Maybe something good will come of it ....52 percent of the people think so....but tonight all I can feel  is my country wounded, untethered, severed, bleeding.....irrevocably changed.  Or maybe it's just me.....seeing out there what's happening in my life.....as Robin loosens his grip on his own life....irrevocably changing mine.


Thursday 23 June 2016

Trying to keep him safe....







No hot water this morning. I wash my hair in cold water and boil a kettle to shave Robin. It says low water pressure on the boiler.  I call our nice engineer at 7.30 am and he comes round this afternoon. He is about  to top up the system then I tell him that while I was sitting on the hard hall floor last night  next to Robin lying propped up on the stairs, keeping him distracted while we waited for the ambulance, I noticed that the pipes to the radiator were bent at an angle.

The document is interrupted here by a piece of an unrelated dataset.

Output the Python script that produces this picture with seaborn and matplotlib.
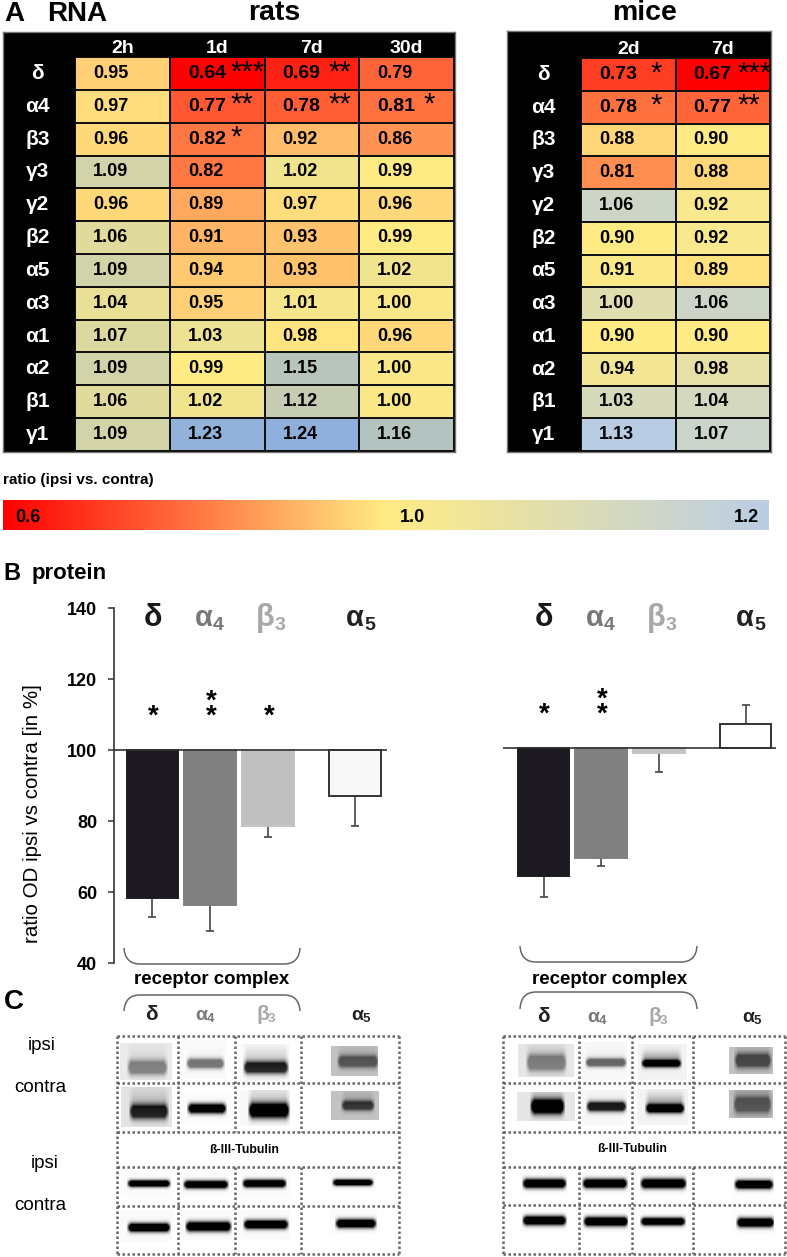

When he examines it he shakes his head in disbelief. The whole radiator has moved several inches to the right, off its brackets, and one of the pipes is leaking water as the valve has loosened.What he can't believe is that Robin did the damage without hurting himself. Don't know yet the repair bill damage. Just grateful it wasn't worse - he thought he might have to take up the floor if the pipes were cracked below.

Robin has a lovely day in Exmouth on the river with his carer from the Mede.  The OT comes and measures the space and I ask her to order the hospital bed which will come next week.I make plans for changing and moving the furniture in the dining room. And de-clutter some of the stuff. Already the big chest of drawers and bookcase have gone to Hospice Care.

All evening I go up and down the stairs with Robin as I've said he can't do it on his own now. Horrid and restricting for both of us. Trying to keep him safe.  Not really working. The place I feel really unsafe is inside....need someone to hold my hand in there.


Wednesday 22 June 2016

Into This Quiet Quiet Night






















I started to write this a few hours ago.....long past midnight now...the ambulance crew have just left....such lovely people. Even though it took them nearly an hour and a half to come.....Robin wasn't an emergency, wasn't dying....just sitting at the bottom of the stairs covered in two blankets ....lying back against several cushions. He fell.....tripped on his slipper which wasn't done up properly ( I was in a hurry... wanted to watch Masterchef) and fell forward into the hall. Not a bruise or a scratch  just a  little skin scrape on his knee from the radiator edge.....but he couldn't get up and I couldn't get him up this time. Time to call 999.

Time to get the bed downstairs.

 Luckily the OT is coming at 8.30 am tomorrow so she can advise.

Not sure I'll sleep much though... I can hear Robin coughing...into this quiet quiet night....which in a way I've been waiting for.....something to happen to force the next stage.....thank goodness it was without blood.